Execution of Instruments

Execution of Instruments: Overview

When insuring conveyances or encumbrances of real property, it is essential to verify that the person or persons executing the instruments are authorized to do so.


Generally, those executing instruments must be of legal age and be mentally competent. Deeds and mortgages from those holding title to real property should be executed in the same manner as they hold title (i.e., John Harbinger Doe will sign as his name appears of record and not as John H. Doe or John Doe). In ‘homestead’ states, the spouse of the person conveying title or encumbering real property will normally be required to join in the execution of the deed or mortgage, even though he or she may not hold an interest or be in record title of the property. 


When insuring conveyances or encumbrances involving corporations, limited liability companies, partnerships, or the statutory entities capable of holding and conveying title, one must verify that the entity exists and is in good standing and, if not provided for via statute, a corporate resolution or partnership agreement, as applicable, should be obtained authorizing the person or persons who will be executing the documents to do so on behalf of the corporation or partnership. Typically, the CEO, President, or Vice President will be recognized, by statute, as being authorized to sign deeds and mortgages on behalf of their corporations. The rules described under Deeds section for limited liability companies are applicable to the execution of other instruments executed on behalf of such limited liability companies. As in all entities created by law, the powers for a limited liability company to act must comply with the terms of its articles of organization and its operating agreement. With respect to general or limited partnerships, execution by all general partners would be preferable; however, execution by any one general partner will suffice with proper supporting documentation giving this authority. 

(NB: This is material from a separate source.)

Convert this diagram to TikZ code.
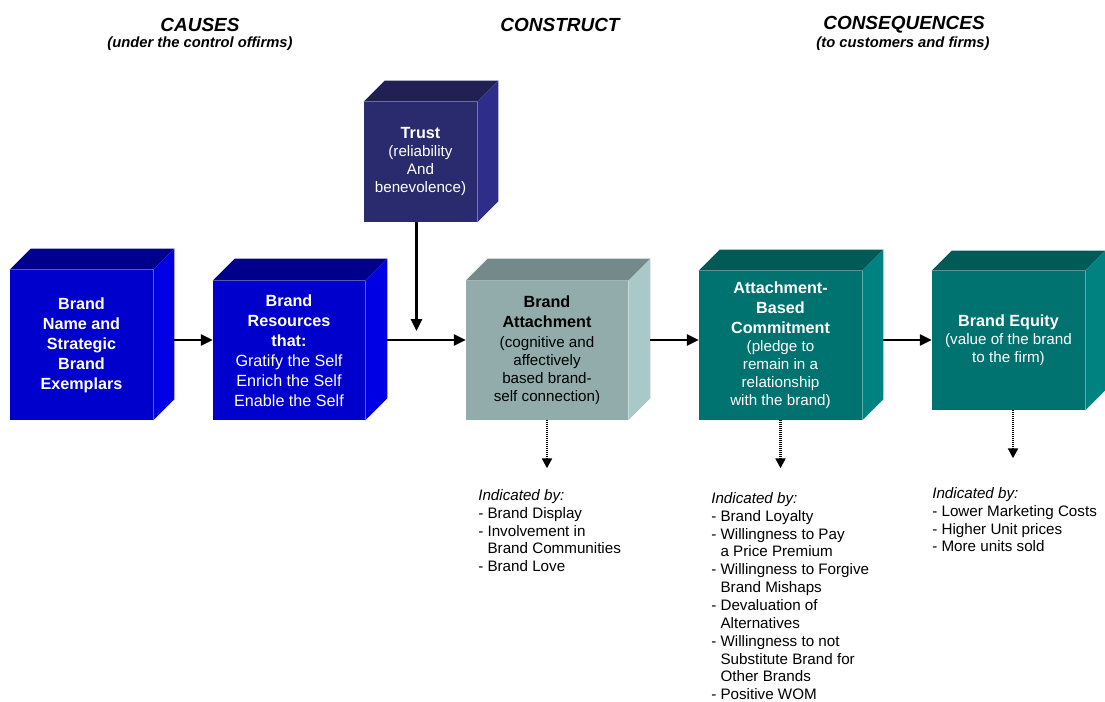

Deeds and mortgages executed in the name of a trust should be signed by the trustee, while those executed under power of attorney should be signed by the appointed attorney-in-fact. Conveyances and encumbrances made in accordance with a will should be executed by the personal representative of the estate


In all cases, documents should be reviewed to determine who is authorized to sign – i.e., corporate resolution, partnership agreement, articles of organization and operating agreement of a limited liability company, trust documents, power of attorney, wills, probate records.